===== Task material

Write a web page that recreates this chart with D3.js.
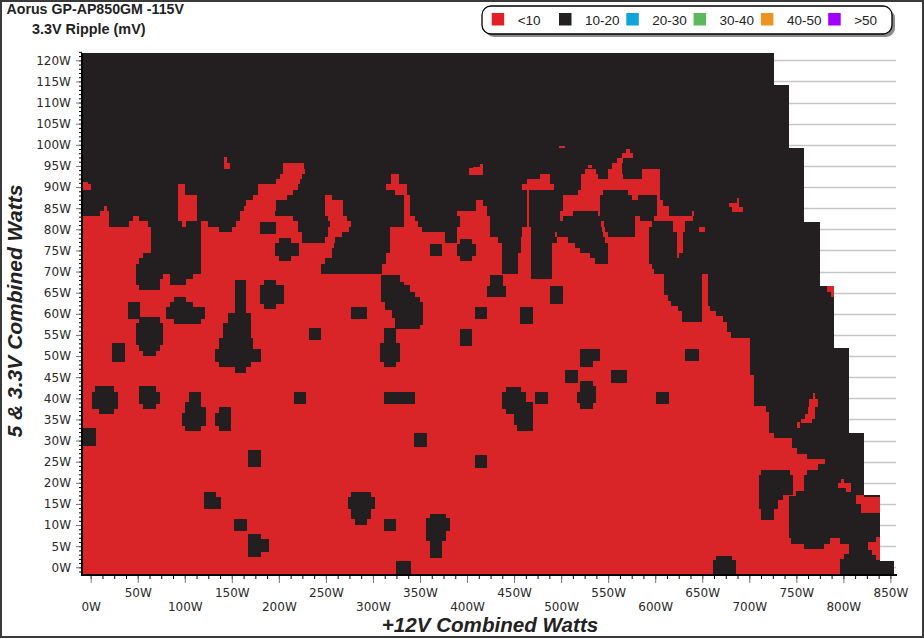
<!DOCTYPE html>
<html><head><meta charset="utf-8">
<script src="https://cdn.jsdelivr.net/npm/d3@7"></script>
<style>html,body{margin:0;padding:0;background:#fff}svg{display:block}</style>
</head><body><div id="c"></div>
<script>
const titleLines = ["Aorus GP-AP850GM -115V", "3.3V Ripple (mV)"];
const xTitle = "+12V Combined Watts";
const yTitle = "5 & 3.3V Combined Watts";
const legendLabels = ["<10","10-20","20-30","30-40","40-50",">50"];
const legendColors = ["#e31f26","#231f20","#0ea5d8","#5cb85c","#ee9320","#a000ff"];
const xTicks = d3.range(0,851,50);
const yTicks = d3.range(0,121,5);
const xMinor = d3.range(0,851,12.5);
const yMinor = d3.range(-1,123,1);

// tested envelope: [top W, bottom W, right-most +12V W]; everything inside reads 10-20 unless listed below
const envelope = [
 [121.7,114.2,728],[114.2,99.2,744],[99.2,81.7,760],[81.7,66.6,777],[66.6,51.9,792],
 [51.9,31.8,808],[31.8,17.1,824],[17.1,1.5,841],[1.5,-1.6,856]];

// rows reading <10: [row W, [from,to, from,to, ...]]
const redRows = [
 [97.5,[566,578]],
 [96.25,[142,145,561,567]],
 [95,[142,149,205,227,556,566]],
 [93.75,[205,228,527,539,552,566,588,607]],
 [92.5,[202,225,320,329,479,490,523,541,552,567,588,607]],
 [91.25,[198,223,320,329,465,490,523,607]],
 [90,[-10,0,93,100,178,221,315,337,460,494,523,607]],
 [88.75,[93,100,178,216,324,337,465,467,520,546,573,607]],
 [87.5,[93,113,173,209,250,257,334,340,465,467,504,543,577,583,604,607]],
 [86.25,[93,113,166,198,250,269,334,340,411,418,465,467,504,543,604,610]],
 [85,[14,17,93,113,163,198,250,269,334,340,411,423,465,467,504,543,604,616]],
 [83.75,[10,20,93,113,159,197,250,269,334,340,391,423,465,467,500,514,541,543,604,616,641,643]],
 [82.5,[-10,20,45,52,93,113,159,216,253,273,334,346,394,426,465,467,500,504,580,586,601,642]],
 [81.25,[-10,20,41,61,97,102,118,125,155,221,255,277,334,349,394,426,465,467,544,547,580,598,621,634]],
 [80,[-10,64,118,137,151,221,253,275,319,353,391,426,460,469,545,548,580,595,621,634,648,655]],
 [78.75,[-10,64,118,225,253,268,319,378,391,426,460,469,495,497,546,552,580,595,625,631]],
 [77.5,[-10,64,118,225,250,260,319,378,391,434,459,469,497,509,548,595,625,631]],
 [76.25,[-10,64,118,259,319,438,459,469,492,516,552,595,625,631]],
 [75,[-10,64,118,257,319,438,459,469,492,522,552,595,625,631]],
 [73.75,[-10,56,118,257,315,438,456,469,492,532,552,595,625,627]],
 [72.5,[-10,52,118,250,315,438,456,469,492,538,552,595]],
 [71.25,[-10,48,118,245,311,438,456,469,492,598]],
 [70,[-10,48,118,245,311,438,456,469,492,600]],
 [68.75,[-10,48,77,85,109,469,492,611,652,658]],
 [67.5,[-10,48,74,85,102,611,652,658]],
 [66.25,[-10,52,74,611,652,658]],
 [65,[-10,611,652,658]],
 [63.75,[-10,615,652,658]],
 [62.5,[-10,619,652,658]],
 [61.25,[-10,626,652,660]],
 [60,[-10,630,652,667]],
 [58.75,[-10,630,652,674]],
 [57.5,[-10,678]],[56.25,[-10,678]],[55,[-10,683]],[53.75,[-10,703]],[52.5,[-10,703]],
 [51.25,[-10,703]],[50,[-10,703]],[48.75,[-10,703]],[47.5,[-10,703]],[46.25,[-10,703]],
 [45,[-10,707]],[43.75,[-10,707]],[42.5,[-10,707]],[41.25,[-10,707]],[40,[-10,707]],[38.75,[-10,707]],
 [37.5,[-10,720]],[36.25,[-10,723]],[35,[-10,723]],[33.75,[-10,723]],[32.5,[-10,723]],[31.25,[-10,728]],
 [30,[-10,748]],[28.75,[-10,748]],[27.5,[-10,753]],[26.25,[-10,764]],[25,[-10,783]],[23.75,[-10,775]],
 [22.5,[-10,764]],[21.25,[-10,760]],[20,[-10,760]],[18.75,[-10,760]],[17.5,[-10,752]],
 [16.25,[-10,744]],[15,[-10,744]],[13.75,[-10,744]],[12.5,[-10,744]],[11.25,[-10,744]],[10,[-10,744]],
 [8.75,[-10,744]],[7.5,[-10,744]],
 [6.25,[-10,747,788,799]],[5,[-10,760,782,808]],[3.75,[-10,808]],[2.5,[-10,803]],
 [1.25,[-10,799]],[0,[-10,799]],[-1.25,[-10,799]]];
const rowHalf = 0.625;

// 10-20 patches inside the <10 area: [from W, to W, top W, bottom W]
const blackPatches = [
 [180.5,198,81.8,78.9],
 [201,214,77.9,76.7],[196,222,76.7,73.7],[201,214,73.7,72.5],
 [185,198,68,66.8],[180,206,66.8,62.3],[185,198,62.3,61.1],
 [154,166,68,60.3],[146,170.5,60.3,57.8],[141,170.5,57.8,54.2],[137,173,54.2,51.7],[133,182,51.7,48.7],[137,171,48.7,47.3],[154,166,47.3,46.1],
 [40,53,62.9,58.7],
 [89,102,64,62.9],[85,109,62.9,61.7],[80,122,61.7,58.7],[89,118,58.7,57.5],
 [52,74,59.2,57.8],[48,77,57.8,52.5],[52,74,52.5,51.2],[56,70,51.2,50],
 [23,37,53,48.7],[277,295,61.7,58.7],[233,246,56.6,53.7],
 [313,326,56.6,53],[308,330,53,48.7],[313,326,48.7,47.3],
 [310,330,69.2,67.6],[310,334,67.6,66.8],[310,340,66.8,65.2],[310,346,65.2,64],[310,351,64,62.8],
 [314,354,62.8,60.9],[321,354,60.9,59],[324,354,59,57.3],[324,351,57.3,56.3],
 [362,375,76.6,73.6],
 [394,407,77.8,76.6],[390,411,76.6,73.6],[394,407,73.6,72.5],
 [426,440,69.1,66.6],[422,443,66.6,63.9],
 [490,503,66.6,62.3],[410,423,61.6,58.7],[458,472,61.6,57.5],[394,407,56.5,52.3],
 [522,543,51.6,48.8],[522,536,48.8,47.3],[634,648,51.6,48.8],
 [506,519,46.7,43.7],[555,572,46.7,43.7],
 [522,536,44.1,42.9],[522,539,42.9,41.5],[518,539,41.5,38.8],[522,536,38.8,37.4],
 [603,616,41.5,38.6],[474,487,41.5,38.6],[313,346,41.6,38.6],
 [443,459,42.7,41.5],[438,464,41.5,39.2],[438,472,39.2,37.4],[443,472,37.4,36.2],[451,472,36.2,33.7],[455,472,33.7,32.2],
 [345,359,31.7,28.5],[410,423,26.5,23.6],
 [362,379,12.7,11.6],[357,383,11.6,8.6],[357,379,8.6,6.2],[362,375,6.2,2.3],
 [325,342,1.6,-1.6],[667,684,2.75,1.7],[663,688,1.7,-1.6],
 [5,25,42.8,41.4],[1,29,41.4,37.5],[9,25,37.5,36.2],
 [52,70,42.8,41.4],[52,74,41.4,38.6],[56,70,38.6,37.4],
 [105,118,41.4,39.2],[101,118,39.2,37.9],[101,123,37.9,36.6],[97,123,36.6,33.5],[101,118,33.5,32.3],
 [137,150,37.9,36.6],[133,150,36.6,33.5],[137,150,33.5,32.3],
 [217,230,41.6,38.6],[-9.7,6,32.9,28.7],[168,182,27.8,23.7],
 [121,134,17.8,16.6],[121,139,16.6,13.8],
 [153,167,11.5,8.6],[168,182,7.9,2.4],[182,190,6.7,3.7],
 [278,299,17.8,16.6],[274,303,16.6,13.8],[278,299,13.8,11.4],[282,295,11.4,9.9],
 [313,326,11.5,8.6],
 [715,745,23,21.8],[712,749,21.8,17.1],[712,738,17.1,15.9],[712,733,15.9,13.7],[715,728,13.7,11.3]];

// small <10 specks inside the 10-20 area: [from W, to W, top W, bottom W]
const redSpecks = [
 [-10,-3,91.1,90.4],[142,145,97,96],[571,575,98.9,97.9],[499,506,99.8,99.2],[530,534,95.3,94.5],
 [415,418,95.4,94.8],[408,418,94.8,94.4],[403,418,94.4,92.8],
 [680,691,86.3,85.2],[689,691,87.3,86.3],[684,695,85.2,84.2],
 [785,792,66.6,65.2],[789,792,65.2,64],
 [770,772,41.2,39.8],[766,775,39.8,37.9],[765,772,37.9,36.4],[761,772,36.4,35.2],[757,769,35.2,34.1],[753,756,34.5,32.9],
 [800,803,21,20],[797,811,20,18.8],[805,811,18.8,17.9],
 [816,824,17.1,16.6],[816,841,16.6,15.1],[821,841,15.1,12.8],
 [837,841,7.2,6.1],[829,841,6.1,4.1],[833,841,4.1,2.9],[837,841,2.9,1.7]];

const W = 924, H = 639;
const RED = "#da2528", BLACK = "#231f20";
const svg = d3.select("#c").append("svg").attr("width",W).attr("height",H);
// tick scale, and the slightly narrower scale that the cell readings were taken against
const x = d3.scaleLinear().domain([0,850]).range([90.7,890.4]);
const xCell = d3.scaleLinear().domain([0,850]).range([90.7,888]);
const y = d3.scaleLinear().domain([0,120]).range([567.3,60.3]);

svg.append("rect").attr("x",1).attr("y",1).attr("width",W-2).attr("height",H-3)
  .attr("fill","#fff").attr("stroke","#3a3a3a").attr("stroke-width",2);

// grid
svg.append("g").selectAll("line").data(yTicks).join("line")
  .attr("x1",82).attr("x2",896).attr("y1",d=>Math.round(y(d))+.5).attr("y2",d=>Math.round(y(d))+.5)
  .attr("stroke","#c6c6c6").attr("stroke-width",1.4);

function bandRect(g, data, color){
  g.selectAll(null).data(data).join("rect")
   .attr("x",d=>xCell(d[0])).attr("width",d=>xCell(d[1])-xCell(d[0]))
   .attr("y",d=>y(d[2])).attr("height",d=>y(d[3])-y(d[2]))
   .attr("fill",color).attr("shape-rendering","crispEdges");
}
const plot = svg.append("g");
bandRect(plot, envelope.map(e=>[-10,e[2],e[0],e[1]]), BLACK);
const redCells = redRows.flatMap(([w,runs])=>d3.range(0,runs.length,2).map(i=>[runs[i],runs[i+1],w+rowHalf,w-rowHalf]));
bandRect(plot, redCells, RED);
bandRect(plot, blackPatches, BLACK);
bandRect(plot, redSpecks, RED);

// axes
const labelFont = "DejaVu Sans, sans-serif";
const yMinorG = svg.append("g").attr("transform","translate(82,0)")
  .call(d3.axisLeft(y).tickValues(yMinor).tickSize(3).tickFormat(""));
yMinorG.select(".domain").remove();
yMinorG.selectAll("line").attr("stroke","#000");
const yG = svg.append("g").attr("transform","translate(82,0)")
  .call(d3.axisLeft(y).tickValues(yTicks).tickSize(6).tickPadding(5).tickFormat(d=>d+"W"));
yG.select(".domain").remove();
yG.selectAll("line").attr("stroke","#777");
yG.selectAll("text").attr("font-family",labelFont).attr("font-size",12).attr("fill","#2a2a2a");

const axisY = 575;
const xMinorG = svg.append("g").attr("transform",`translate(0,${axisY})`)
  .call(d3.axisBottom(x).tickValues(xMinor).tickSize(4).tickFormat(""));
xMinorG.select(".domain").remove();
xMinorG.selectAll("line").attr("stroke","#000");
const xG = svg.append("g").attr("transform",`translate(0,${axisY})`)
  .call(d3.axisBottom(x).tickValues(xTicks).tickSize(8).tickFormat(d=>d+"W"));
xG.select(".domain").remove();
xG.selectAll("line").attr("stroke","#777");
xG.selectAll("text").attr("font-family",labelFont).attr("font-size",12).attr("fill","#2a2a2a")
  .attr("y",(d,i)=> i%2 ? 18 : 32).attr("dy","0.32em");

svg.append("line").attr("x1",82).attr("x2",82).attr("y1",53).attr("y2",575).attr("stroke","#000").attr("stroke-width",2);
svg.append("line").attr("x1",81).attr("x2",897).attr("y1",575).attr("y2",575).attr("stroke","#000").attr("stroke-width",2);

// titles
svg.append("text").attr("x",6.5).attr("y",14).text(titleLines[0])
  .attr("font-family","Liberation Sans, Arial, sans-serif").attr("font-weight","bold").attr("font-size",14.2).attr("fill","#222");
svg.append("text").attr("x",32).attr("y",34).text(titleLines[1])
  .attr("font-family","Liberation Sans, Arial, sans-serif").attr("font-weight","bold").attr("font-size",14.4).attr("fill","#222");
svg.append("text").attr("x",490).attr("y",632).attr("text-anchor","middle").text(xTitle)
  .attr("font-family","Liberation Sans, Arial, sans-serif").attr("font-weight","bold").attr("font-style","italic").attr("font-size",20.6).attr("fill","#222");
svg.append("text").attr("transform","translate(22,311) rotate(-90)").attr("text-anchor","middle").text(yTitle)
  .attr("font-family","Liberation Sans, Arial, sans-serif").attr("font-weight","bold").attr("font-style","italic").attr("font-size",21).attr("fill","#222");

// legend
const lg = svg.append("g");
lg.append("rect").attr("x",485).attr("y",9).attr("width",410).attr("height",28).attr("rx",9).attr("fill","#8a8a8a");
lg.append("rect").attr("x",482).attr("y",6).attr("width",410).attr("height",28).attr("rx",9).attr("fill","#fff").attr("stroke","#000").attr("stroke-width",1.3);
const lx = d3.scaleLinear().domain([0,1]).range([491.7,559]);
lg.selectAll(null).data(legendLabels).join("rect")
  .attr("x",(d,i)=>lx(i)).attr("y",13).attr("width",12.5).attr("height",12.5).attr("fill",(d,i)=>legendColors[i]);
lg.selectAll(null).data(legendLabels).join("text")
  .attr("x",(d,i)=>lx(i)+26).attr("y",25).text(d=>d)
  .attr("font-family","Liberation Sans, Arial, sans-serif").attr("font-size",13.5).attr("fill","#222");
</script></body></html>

==========
===== Task material

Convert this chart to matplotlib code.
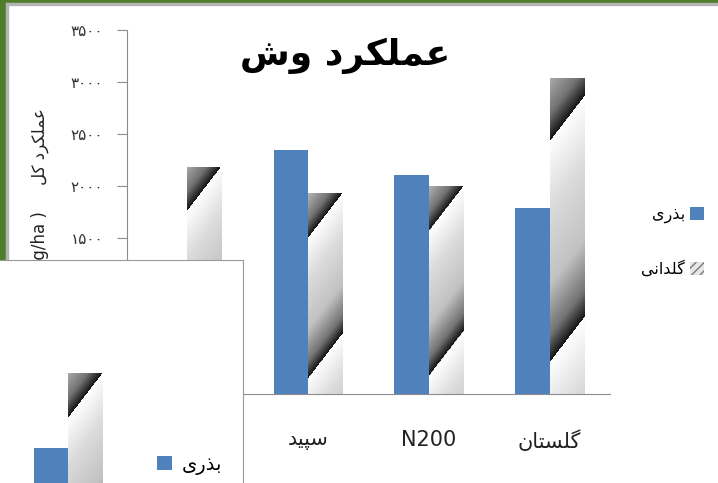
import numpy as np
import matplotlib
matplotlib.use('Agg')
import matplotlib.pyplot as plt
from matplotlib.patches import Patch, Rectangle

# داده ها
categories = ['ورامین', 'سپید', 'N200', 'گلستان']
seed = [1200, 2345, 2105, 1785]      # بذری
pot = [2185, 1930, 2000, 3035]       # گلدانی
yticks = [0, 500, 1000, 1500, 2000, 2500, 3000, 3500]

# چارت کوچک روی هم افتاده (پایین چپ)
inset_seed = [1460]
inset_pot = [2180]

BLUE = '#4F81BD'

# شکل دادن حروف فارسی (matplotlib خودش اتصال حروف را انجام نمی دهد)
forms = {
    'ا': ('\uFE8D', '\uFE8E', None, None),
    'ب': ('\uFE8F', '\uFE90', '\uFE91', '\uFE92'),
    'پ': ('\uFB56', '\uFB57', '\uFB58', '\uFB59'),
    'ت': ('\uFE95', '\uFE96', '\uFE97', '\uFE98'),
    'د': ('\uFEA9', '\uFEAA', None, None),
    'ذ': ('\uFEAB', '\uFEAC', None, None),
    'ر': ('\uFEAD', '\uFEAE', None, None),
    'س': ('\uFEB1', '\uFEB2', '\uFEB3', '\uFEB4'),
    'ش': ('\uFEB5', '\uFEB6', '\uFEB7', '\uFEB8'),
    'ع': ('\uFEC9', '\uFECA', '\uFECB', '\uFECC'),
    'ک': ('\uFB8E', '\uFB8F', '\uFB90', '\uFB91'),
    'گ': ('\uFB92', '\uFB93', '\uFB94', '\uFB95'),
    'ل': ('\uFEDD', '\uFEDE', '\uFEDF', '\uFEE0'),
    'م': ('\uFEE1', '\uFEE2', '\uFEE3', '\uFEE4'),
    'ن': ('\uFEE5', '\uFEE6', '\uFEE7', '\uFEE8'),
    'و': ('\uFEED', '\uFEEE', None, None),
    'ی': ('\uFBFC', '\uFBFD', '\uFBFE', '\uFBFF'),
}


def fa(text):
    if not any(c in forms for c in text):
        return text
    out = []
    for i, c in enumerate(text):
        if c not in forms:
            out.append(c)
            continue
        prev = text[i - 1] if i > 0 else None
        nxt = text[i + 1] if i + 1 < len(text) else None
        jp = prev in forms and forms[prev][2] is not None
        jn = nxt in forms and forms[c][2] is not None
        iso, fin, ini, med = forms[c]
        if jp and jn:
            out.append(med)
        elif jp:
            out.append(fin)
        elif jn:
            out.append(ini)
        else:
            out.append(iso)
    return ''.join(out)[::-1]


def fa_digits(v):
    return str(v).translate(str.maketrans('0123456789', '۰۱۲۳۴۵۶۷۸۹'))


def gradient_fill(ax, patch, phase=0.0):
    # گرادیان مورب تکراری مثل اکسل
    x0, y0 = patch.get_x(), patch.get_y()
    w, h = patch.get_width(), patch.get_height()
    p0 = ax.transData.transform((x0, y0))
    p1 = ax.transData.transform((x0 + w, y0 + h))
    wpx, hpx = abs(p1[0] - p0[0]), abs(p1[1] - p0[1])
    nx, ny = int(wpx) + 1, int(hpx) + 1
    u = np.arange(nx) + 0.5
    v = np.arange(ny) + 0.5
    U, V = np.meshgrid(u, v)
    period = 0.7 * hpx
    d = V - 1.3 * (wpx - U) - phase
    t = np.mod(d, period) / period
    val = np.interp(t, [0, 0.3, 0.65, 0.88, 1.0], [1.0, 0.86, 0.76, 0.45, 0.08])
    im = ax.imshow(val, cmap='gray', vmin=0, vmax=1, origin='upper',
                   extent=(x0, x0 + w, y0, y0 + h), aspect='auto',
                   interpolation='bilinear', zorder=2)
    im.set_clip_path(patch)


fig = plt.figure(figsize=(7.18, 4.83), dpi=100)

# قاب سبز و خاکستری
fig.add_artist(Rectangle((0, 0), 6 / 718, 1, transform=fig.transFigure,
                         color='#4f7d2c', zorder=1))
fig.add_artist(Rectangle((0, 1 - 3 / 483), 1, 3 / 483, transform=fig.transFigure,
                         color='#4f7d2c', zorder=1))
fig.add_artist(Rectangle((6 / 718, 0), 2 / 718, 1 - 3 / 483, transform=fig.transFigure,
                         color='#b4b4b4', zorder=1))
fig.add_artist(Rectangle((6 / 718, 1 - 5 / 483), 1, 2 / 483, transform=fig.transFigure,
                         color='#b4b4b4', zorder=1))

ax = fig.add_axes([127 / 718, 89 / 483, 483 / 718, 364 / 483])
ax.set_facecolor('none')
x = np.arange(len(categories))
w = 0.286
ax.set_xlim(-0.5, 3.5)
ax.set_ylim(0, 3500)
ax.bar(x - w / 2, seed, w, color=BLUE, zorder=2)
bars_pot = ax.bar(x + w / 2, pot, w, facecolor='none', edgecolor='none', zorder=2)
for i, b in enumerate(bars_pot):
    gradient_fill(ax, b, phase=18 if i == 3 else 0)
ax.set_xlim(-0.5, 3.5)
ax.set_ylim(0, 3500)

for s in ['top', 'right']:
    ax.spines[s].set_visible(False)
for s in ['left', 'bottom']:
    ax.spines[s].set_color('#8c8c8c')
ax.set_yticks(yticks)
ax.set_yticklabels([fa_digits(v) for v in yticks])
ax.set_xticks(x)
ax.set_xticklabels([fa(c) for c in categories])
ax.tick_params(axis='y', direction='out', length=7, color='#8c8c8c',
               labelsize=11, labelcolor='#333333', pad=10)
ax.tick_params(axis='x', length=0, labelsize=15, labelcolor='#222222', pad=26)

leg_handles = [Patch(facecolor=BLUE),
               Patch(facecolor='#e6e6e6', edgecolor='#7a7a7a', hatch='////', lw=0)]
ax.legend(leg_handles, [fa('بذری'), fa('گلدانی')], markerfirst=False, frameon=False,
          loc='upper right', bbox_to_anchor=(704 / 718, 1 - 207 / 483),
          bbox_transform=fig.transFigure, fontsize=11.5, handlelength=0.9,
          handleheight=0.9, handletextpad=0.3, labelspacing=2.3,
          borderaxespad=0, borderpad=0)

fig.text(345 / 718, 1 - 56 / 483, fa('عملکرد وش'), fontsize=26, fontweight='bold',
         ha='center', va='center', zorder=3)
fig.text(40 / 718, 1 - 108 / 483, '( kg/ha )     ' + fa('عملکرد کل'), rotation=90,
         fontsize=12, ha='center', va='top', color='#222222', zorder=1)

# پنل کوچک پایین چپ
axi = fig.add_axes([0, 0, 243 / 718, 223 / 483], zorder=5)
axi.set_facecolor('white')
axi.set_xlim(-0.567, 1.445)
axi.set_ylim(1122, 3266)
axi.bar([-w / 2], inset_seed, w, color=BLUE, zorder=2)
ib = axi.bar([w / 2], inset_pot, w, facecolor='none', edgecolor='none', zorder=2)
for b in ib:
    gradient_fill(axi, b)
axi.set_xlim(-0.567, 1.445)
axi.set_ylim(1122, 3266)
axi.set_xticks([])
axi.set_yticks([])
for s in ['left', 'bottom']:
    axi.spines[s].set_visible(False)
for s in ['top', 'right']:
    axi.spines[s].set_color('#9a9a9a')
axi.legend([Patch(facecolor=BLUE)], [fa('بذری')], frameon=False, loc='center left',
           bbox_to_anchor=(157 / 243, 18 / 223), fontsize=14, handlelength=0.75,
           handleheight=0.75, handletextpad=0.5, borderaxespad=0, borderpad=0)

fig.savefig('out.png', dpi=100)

==========

◆ Aim
Repeat exactly the lines above, from the line that contains "Write a web" down through the line that contains "const yMinor = d3.range(-1,123,1);". Include both of those lines and none of the pictures.

◆ Worked answer
Write a web page that recreates this chart with D3.js.
<!DOCTYPE html>
<html><head><meta charset="utf-8">
<script src="https://cdn.jsdelivr.net/npm/d3@7"></script>
<style>html,body{margin:0;padding:0;background:#fff}svg{display:block}</style>
</head><body><div id="c"></div>
<script>
const titleLines = ["Aorus GP-AP850GM -115V", "3.3V Ripple (mV)"];
const xTitle = "+12V Combined Watts";
const yTitle = "5 & 3.3V Combined Watts";
const legendLabels = ["<10","10-20","20-30","30-40","40-50",">50"];
const legendColors = ["#e31f26","#231f20","#0ea5d8","#5cb85c","#ee9320","#a000ff"];
const xTicks = d3.range(0,851,50);
const yTicks = d3.range(0,121,5);
const xMinor = d3.range(0,851,12.5);
const yMinor = d3.range(-1,123,1);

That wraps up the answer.